St. Rita died on May 20, 1456, 570 years exactly before I arrived in Cascia, and her sanctity by that point was already widely known. For instance, the flowers in her garden were known to bloom deep into the wintertime when it was prohibitively cold for them to do so. As I say, this was my first experience with St. Rita, and I must say that I was deeply moved. She was so deeply a woman of God, a woman of suffering, and of patience that lies buried deep in the heart of Umbria.

After that wonderful Mass, I walked around the town some more and hiked up to the Church of Sant’Agostino. It was a wonderful old church with absolutely nobody inside, to the great contrast with what one would find below at the Basilica. I stayed and prayed in silence for an hour, drinking in the stillness and fresh interior.


Following this, I started walking back to the hotel. This was a walk of about 25 minutes, but it turned out to be more challenging than I had anticipated since the road was quite narrow, and the cars traversed it at high speed. I was forced to walk on the other side of the jersey barrier, and in this spot the ground sloped down at an extreme angle; it was quite literally almost impossible to go on foot.

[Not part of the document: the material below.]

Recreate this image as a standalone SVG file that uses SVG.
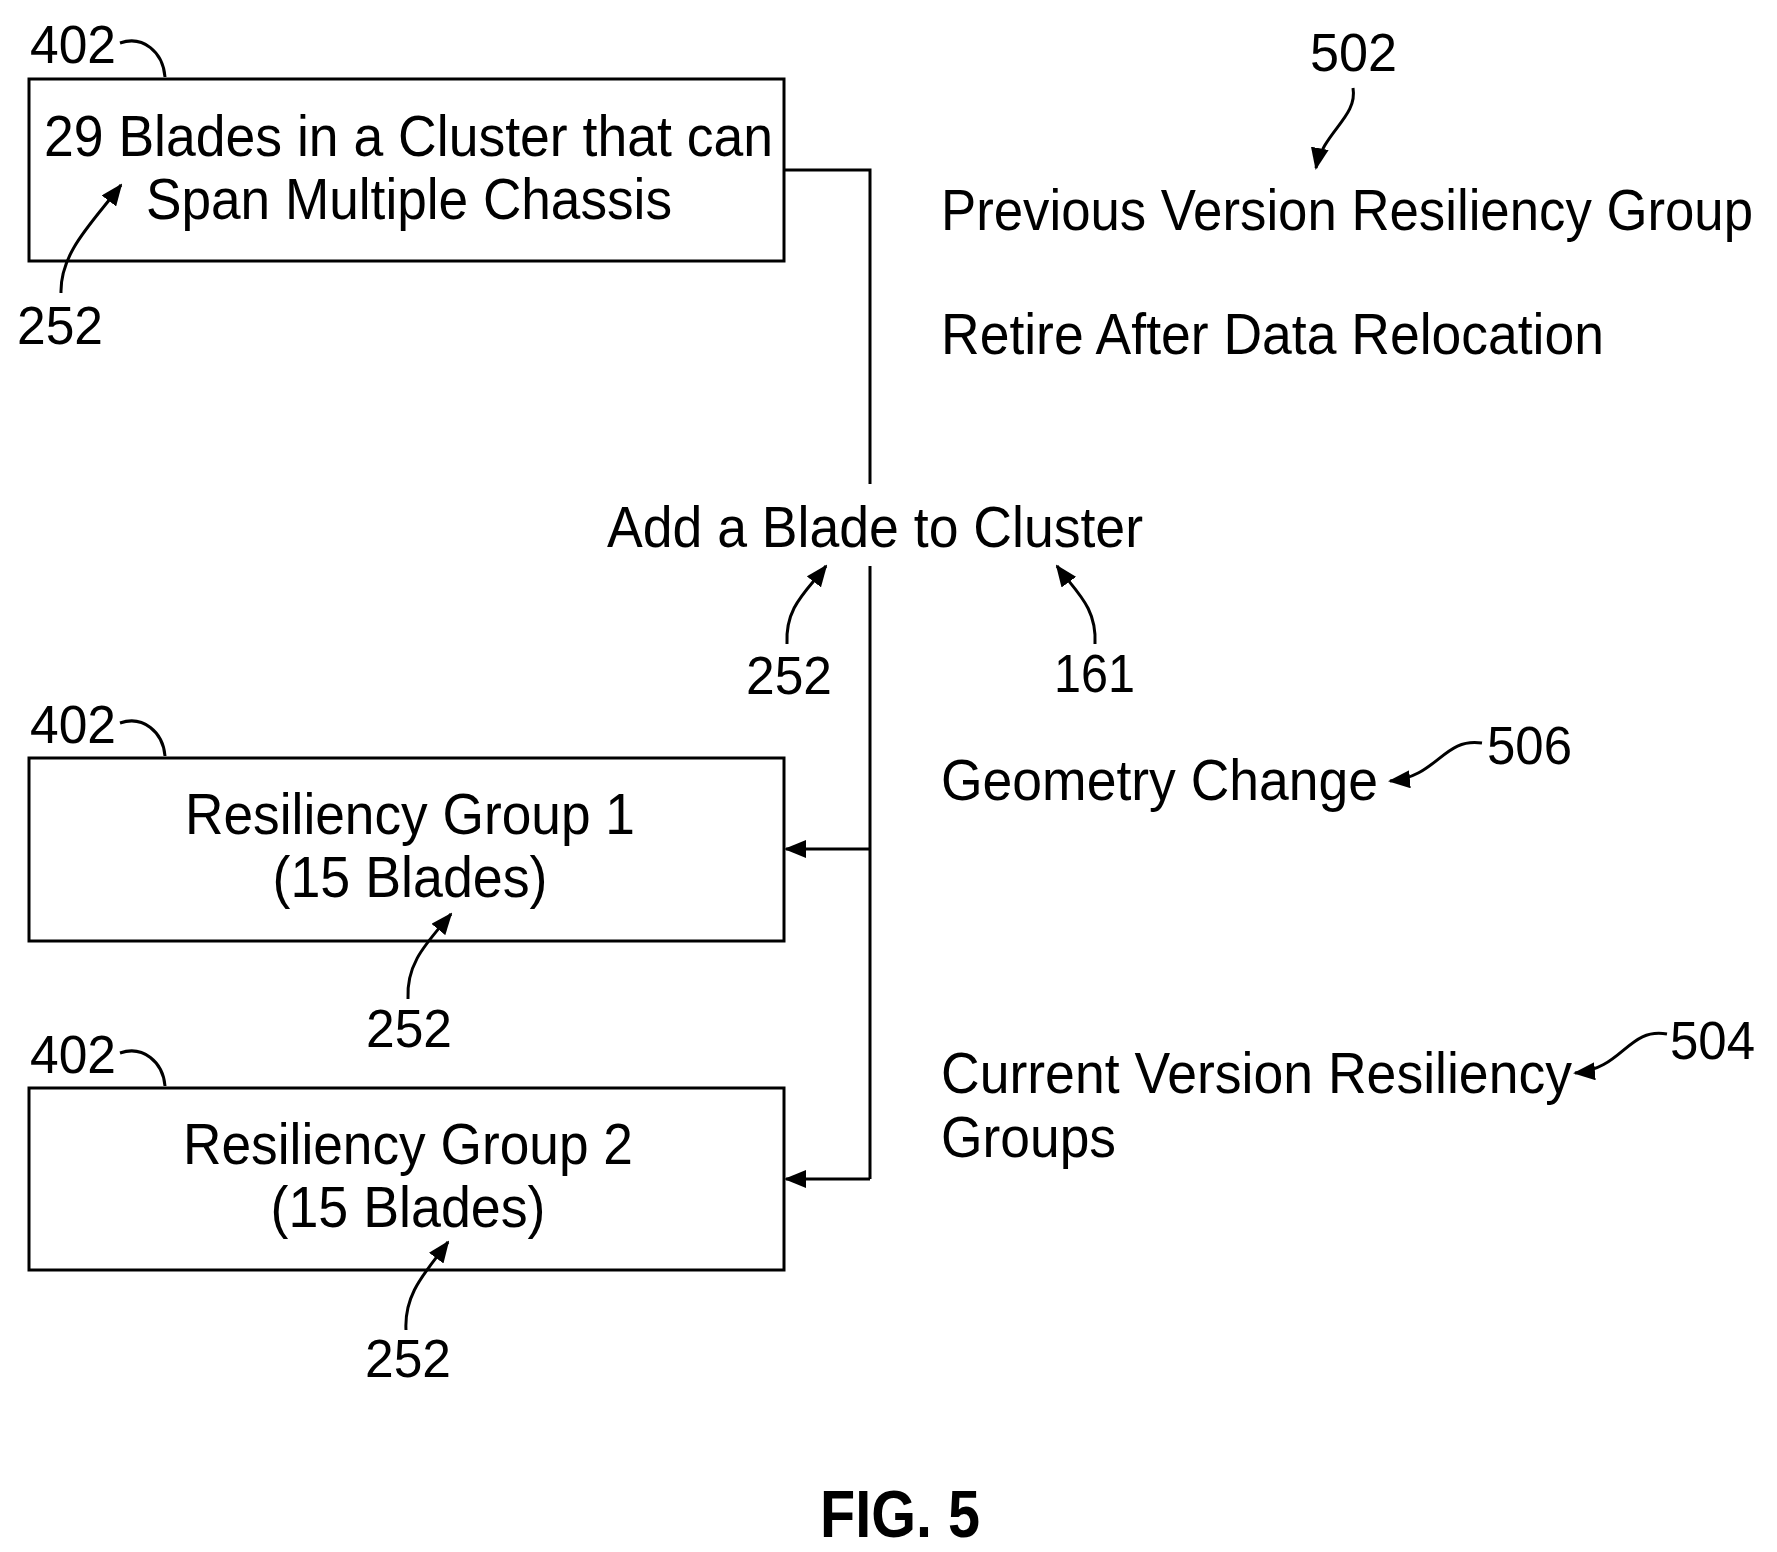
<svg xmlns="http://www.w3.org/2000/svg" width="1777" height="1552" viewBox="0 0 1777 1552">
<style>
.t{font-family:"Liberation Sans",Arial,sans-serif;font-size:58px;fill:#000}
.n{font-family:"Liberation Sans",Arial,sans-serif;font-size:54px;fill:#000}
.b{fill:#fff;stroke:#000;stroke-width:3}
.l{fill:none;stroke:#000;stroke-width:3}
</style>
<defs>
<marker id="A" markerWidth="22" markerHeight="18" refX="20" refY="9" orient="auto" markerUnits="userSpaceOnUse"><path d="M0,0 L22,9 L0,18 z" fill="#000"/></marker>
</defs>
<rect width="1777" height="1552" fill="#fff"/>
<g transform="translate(-2,-3)">
<g id="n1">
<rect class="b" x="31" y="82" width="755" height="182"/>
<text class="t" x="46" y="159" textLength="729" lengthAdjust="spacingAndGlyphs">29 Blades in a Cluster that can</text>
<text class="t" x="148" y="222" textLength="526" lengthAdjust="spacingAndGlyphs">Span Multiple Chassis</text>
<text class="n" x="32" y="66" textLength="86" lengthAdjust="spacingAndGlyphs">402</text>
<path class="l" d="M122,46 C145,38 165,55 167,80"/>
<path class="l" d="M63,296 C62,255 95,225 123,188" marker-end="url(#A)"/>
<text class="n" x="19" y="347" textLength="86" lengthAdjust="spacingAndGlyphs">252</text>
</g>
<g id="n2">
<rect class="b" x="31" y="761" width="755" height="183"/>
<text class="t" x="412" y="837" text-anchor="middle" textLength="450" lengthAdjust="spacingAndGlyphs">Resiliency Group 1</text>
<text class="t" x="412" y="900" text-anchor="middle" textLength="275" lengthAdjust="spacingAndGlyphs">(15 Blades)</text>
<text class="n" x="32" y="746" textLength="86" lengthAdjust="spacingAndGlyphs">402</text>
<path class="l" d="M122,726 C145,718 165,735 167,759"/>
<path class="l" d="M410,1002 C408,965 430,945 453,917" marker-end="url(#A)"/>
<text class="n" x="368" y="1050" textLength="86" lengthAdjust="spacingAndGlyphs">252</text>
</g>
<g id="n3">
<rect class="b" x="31" y="1091" width="755" height="182"/>
<text class="t" x="410" y="1167" text-anchor="middle" textLength="450" lengthAdjust="spacingAndGlyphs">Resiliency Group 2</text>
<text class="t" x="410" y="1230" text-anchor="middle" textLength="275" lengthAdjust="spacingAndGlyphs">(15 Blades)</text>
<text class="n" x="32" y="1076" textLength="86" lengthAdjust="spacingAndGlyphs">402</text>
<path class="l" d="M122,1056 C145,1048 165,1065 167,1089"/>
<path class="l" d="M408,1333 C406,1296 428,1275 450,1245" marker-end="url(#A)"/>
<text class="n" x="367" y="1380" textLength="86" lengthAdjust="spacingAndGlyphs">252</text>
</g>
<g id="connectors">
<path class="l" d="M786,173 H872 V487"/>
<path class="l" d="M872,569 V1182"/>
<path class="l" d="M872,852 H788" marker-end="url(#A)"/>
<path class="l" d="M872,1182 H788" marker-end="url(#A)"/>
</g>
<g id="labels">
<text class="n" x="1312" y="74" textLength="87" lengthAdjust="spacingAndGlyphs">502</text>
<path class="l" d="M1355,91 C1360,120 1325,135 1318,171" marker-end="url(#A)"/>
<text class="t" x="943" y="233" textLength="812" lengthAdjust="spacingAndGlyphs">Previous Version Resiliency Group</text>
<text class="t" x="943" y="357" textLength="663" lengthAdjust="spacingAndGlyphs">Retire After Data Relocation</text>
<text class="t" x="609" y="550" textLength="536" lengthAdjust="spacingAndGlyphs">Add a Blade to Cluster</text>
<path class="l" d="M789,647 C787,610 808,595 828,569" marker-end="url(#A)"/>
<text class="n" x="748" y="697" textLength="86" lengthAdjust="spacingAndGlyphs">252</text>
<path class="l" d="M1097,647 C1099,610 1078,595 1059,569" marker-end="url(#A)"/>
<text class="n" x="1056" y="695" textLength="81" lengthAdjust="spacingAndGlyphs">161</text>
<text class="t" x="943" y="803" textLength="437" lengthAdjust="spacingAndGlyphs">Geometry Change</text>
<path class="l" d="M1484,746 C1445,740 1440,780 1392,784" marker-end="url(#A)"/>
<text class="n" x="1489" y="767" textLength="85" lengthAdjust="spacingAndGlyphs">506</text>
<text class="t" x="943" y="1096" textLength="631" lengthAdjust="spacingAndGlyphs">Current Version Resiliency</text>
<text class="t" x="943" y="1160" textLength="175" lengthAdjust="spacingAndGlyphs">Groups</text>
<path class="l" d="M1669,1037 C1630,1030 1625,1072 1577,1076" marker-end="url(#A)"/>
<text class="n" x="1672" y="1062" textLength="85" lengthAdjust="spacingAndGlyphs">504</text>
<text x="822" y="1540" font-family="Liberation Sans,Arial,sans-serif" font-size="66" font-weight="bold" textLength="160" lengthAdjust="spacingAndGlyphs">FIG. 5</text>
</g>
</g>
</svg>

At the hotel, I waited for the ride to arrive that I had reserved to take me back to Assisi. Not long after, he pulled up, and we were speeding along the road in return to my home away from home.

In conclusion, it was quite apparent to me after I returned that that little excursion to Cascia, though it had not been without its tribulations, had also been a special experience well worth remembering and treasuring.